The Fierce Urgency of 100
In 1917, King George V of England sent the first ever telegram to a centenarian. It was handwritten, and delivered by bicycle. In 2017, Queen Elizabeth II sent out thousands of 100th birthday cards, with a team of seven employed to administer them all. 1
The era of Extra Time will see a growing number of centenarians. The Office for National Statistics estimates that one in three babies born in Britain today will live to 100. Some scientists even think we could live to 150 (as we will see in Chapter 6).
This should be a fairy tale. Instead, there are widespread fears that we are sitting on a ‘demographic time bomb’, with droves of elderly people about to bankrupt governments and hurt GDP. If people get less creative as they age, and stop work around 60, economies could slump and younger generations could face crippling taxes.
But it doesn’t have to be that way. More and more people, like Emile Ratelband, have no desire to retire. Fears about the declining ratio of workers to pensioners rest on the official definition of ‘working age’, as 15–64. But David Hockney became the world’s foremost iPad painter at 76; Tina Turner made the cover of Vogue at 73; Yuichiro Miura climbed Everest aged 80. Warren Buffett is still investing in his eighties and David Attenborough is making hit TV series in his nineties. Behind them stride loads of ordinary people who see Extra Time as an opportunity, who are starting businesses and are highly productive. They can defuse the time bomb.

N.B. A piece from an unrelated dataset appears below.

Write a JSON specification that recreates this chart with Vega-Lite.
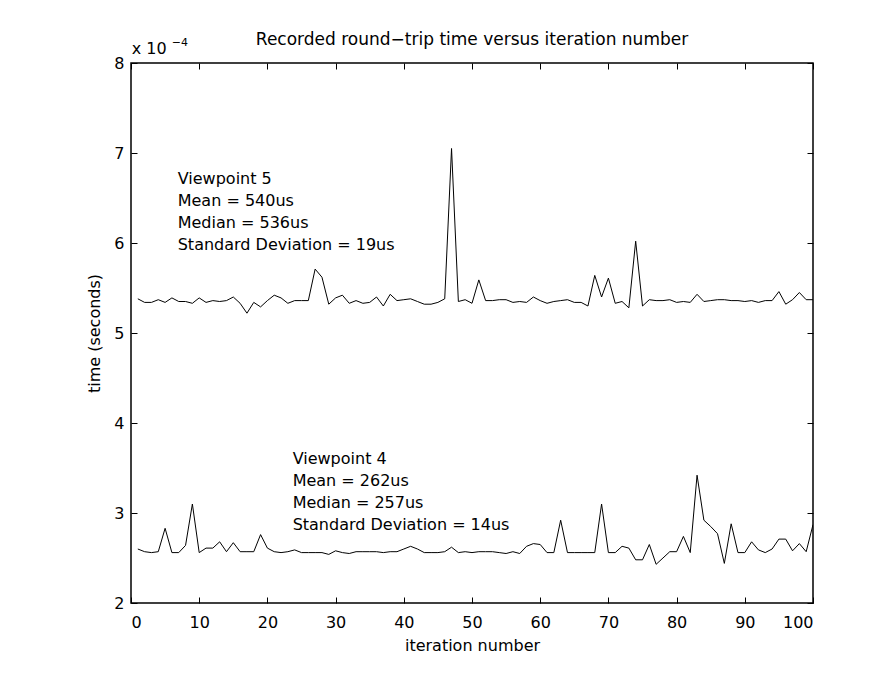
{
  "$schema": "https://vega.github.io/schema/vega-lite/v6.json",
  "autosize": {"type": "none"},
  "padding": {"left": 131, "top": 63, "right": 81, "bottom": 75},
  "width": 682,
  "height": 540,
  "background": "white",
  "config": {
    "view": {"stroke": "black", "strokeWidth": 1.5},
    "font": "DejaVu Sans",
    "axis": {"domain": false, "grid": false, "tickColor": "black", "tickSize": 6, "offset": -6, "tickWidth": 1, "labelFont": "DejaVu Sans", "labelFontSize": 16, "labelColor": "black", "titleFont": "DejaVu Sans", "titleFontSize": 16, "titleFontWeight": "normal", "titleColor": "black"}
  },
  "title": {"text": "Recorded round−trip time versus iteration number", "font": "DejaVu Sans", "fontSize": 17, "fontWeight": "normal", "color": "black", "anchor": "middle", "frame": "group", "baseline": "alphabetic", "offset": 17, "dy": 42},
  "datasets": {
    "rt": [
      {"iteration":1,"v5":5.38,"v4":2.60},{"iteration":2,"v5":5.34,"v4":2.57},{"iteration":3,"v5":5.34,"v4":2.56},{"iteration":4,"v5":5.37,"v4":2.57},{"iteration":5,"v5":5.34,"v4":2.83},
      {"iteration":6,"v5":5.39,"v4":2.56},{"iteration":7,"v5":5.35,"v4":2.56},{"iteration":8,"v5":5.35,"v4":2.64},{"iteration":9,"v5":5.33,"v4":3.10},{"iteration":10,"v5":5.39,"v4":2.56},
      {"iteration":11,"v5":5.34,"v4":2.61},{"iteration":12,"v5":5.36,"v4":2.61},{"iteration":13,"v5":5.35,"v4":2.68},{"iteration":14,"v5":5.36,"v4":2.57},{"iteration":15,"v5":5.40,"v4":2.67},
      {"iteration":16,"v5":5.33,"v4":2.57},{"iteration":17,"v5":5.22,"v4":2.57},{"iteration":18,"v5":5.34,"v4":2.57},{"iteration":19,"v5":5.29,"v4":2.76},{"iteration":20,"v5":5.36,"v4":2.61},
      {"iteration":21,"v5":5.42,"v4":2.57},{"iteration":22,"v5":5.39,"v4":2.56},{"iteration":23,"v5":5.33,"v4":2.57},{"iteration":24,"v5":5.36,"v4":2.59},{"iteration":25,"v5":5.36,"v4":2.56},
      {"iteration":26,"v5":5.36,"v4":2.56},{"iteration":27,"v5":5.71,"v4":2.56},{"iteration":28,"v5":5.62,"v4":2.56},{"iteration":29,"v5":5.32,"v4":2.54},{"iteration":30,"v5":5.39,"v4":2.58},
      {"iteration":31,"v5":5.42,"v4":2.56},{"iteration":32,"v5":5.33,"v4":2.55},{"iteration":33,"v5":5.36,"v4":2.57},{"iteration":34,"v5":5.33,"v4":2.57},{"iteration":35,"v5":5.34,"v4":2.57},
      {"iteration":36,"v5":5.40,"v4":2.57},{"iteration":37,"v5":5.30,"v4":2.56},{"iteration":38,"v5":5.43,"v4":2.57},{"iteration":39,"v5":5.36,"v4":2.57},{"iteration":40,"v5":5.37,"v4":2.60},
      {"iteration":41,"v5":5.38,"v4":2.63},{"iteration":42,"v5":5.35,"v4":2.60},{"iteration":43,"v5":5.32,"v4":2.56},{"iteration":44,"v5":5.32,"v4":2.56},{"iteration":45,"v5":5.34,"v4":2.56},
      {"iteration":46,"v5":5.38,"v4":2.57},{"iteration":47,"v5":7.05,"v4":2.62},{"iteration":48,"v5":5.35,"v4":2.56},{"iteration":49,"v5":5.37,"v4":2.57},{"iteration":50,"v5":5.33,"v4":2.56},
      {"iteration":51,"v5":5.59,"v4":2.57},{"iteration":52,"v5":5.36,"v4":2.57},{"iteration":53,"v5":5.36,"v4":2.57},{"iteration":54,"v5":5.37,"v4":2.56},{"iteration":55,"v5":5.37,"v4":2.55},
      {"iteration":56,"v5":5.34,"v4":2.57},{"iteration":57,"v5":5.35,"v4":2.55},{"iteration":58,"v5":5.34,"v4":2.63},{"iteration":59,"v5":5.40,"v4":2.66},{"iteration":60,"v5":5.36,"v4":2.65},
      {"iteration":61,"v5":5.33,"v4":2.56},{"iteration":62,"v5":5.35,"v4":2.56},{"iteration":63,"v5":5.36,"v4":2.92},{"iteration":64,"v5":5.37,"v4":2.56},{"iteration":65,"v5":5.34,"v4":2.56},
      {"iteration":66,"v5":5.34,"v4":2.56},{"iteration":67,"v5":5.30,"v4":2.56},{"iteration":68,"v5":5.64,"v4":2.56},{"iteration":69,"v5":5.40,"v4":3.10},{"iteration":70,"v5":5.61,"v4":2.56},
      {"iteration":71,"v5":5.33,"v4":2.56},{"iteration":72,"v5":5.35,"v4":2.63},{"iteration":73,"v5":5.28,"v4":2.61},{"iteration":74,"v5":6.02,"v4":2.48},{"iteration":75,"v5":5.30,"v4":2.48},
      {"iteration":76,"v5":5.37,"v4":2.65},{"iteration":77,"v5":5.36,"v4":2.43},{"iteration":78,"v5":5.36,"v4":2.50},{"iteration":79,"v5":5.37,"v4":2.57},{"iteration":80,"v5":5.34,"v4":2.57},
      {"iteration":81,"v5":5.35,"v4":2.74},{"iteration":82,"v5":5.34,"v4":2.56},{"iteration":83,"v5":5.43,"v4":3.42},{"iteration":84,"v5":5.35,"v4":2.92},{"iteration":85,"v5":5.36,"v4":2.85},
      {"iteration":86,"v5":5.37,"v4":2.77},{"iteration":87,"v5":5.37,"v4":2.44},{"iteration":88,"v5":5.36,"v4":2.88},{"iteration":89,"v5":5.36,"v4":2.56},{"iteration":90,"v5":5.35,"v4":2.56},
      {"iteration":91,"v5":5.36,"v4":2.68},{"iteration":92,"v5":5.34,"v4":2.59},{"iteration":93,"v5":5.36,"v4":2.56},{"iteration":94,"v5":5.36,"v4":2.60},{"iteration":95,"v5":5.46,"v4":2.71},
      {"iteration":96,"v5":5.32,"v4":2.71},{"iteration":97,"v5":5.37,"v4":2.58},{"iteration":98,"v5":5.45,"v4":2.66},{"iteration":99,"v5":5.37,"v4":2.57},{"iteration":100,"v5":5.37,"v4":2.87}
    ]
  },
  "data": {"name": "rt"},
  "transform": [
    {"fold": ["v5", "v4"], "as": ["series", "t"]}
  ],
  "resolve": {"axis": {"x": "independent", "y": "independent"}},
  "layer": [
    {
      "mark": {"type": "line", "color": "black", "strokeWidth": 1, "clip": true},
      "encoding": {
        "x": {"field": "iteration", "type": "quantitative", "scale": {"domain": [0, 100], "nice": false, "zero": false},
              "axis": {"orient": "bottom", "title": "iteration number", "values": [0,10,20,30,40,50,60,70,80,90,100], "labelPadding": 11, "titlePadding": 7}},
        "y": {"field": "t", "type": "quantitative", "scale": {"domain": [2, 8], "nice": false, "zero": false},
              "axis": {"orient": "left", "title": "time (seconds)", "values": [2,3,4,5,6,7,8], "labelPadding": 7, "titlePadding": 11}},
        "detail": {"field": "series"}
      }
    },
    {
      "mark": {"type": "line", "strokeOpacity": 0},
      "encoding": {
        "x": {"field": "iteration", "type": "quantitative", "axis": {"orient": "top", "title": null, "labels": false, "values": [0,10,20,30,40,50,60,70,80,90,100]}},
        "y": {"field": "t", "type": "quantitative", "axis": {"orient": "right", "title": null, "labels": false, "values": [2,3,4,5,6,7,8]}},
        "detail": {"field": "series"}
      }
    },
    {
      "data": {"values": [{}]},
      "mark": {"type": "text", "text": ["Viewpoint 5", "Mean = 540us", "Median = 536us", "Standard Deviation = 19us"], "align": "left", "baseline": "alphabetic", "lineHeight": 22, "fontSize": 16, "font": "DejaVu Sans", "color": "black"},
      "encoding": {"x": {"datum": 6.85, "type": "quantitative", "axis": null}, "y": {"datum": 6.656, "type": "quantitative", "axis": null}}
    },
    {
      "data": {"values": [{}]},
      "mark": {"type": "text", "text": ["Viewpoint 4", "Mean = 262us", "Median = 257us", "Standard Deviation = 14us"], "align": "left", "baseline": "alphabetic", "lineHeight": 22, "fontSize": 16, "font": "DejaVu Sans", "color": "black"},
      "encoding": {"x": {"datum": 23.7, "type": "quantitative", "axis": null}, "y": {"datum": 3.544, "type": "quantitative", "axis": null}}
    },
    {
      "data": {"values": [{}]},
      "mark": {"type": "text", "text": "x 10", "align": "left", "baseline": "alphabetic", "fontSize": 16, "font": "DejaVu Sans", "color": "black", "clip": false},
      "encoding": {"x": {"datum": 0.1, "type": "quantitative", "axis": null}, "y": {"datum": 8.1, "type": "quantitative", "axis": null}}
    },
    {
      "data": {"values": [{}]},
      "mark": {"type": "text", "text": "−4", "align": "left", "baseline": "alphabetic", "fontSize": 11, "font": "DejaVu Sans", "color": "black", "clip": false},
      "encoding": {"x": {"datum": 5.97, "type": "quantitative", "axis": null}, "y": {"datum": 8.19, "type": "quantitative", "axis": null}}
    }
  ]
}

Will they be fit enough? When a football match goes into Extra Time, there’s a premium on fitness. Here, the omens are pretty good. Today’s seventy-somethings are sprightlier than ever before, and the incidence of dementia is falling. There is work to do, though, on health inequalities. Increases in life expectancy have slowed in the UK, 2where the average life expectancy at birth is now 82 for women and nudging 80 for men. In America, life expectancy at birth has dropped for three years in a row, 3partly because of the opioid epidemic. Both countries face a battle against obesity – and poverty (see hereand here). 4
Globally, demographers think these dips in life expectancy are probably blips. The twenty-first century will be defined by people living longer, in societies which are growing older much faster than we have fully realised. But are they ageing faster? Only if you cling to out-of-date notions of what it means to be 50, 65 or 80.
Islands of Extra Time
On the Pacific island of Okinawa, there is no word for retirement. The longest-living women in the world are still caring for great-grandchildren when they hit their 100s. Okinawans are rarely lonely, because they are supported by a network of friends, the ‘ moai ’, who are committed to share both good times and bad. The typical Okinawan house doesn’t have much furniture: people tend to eat sitting on the floor, so they are getting up and down many times a day. They also have a strong sense of ‘ ikigai ’, roughly translated as ‘reason for being’. My Japanese friends tell me that you find your ikigai at the place where your values intersect with what you enjoy doing, and what you are good at.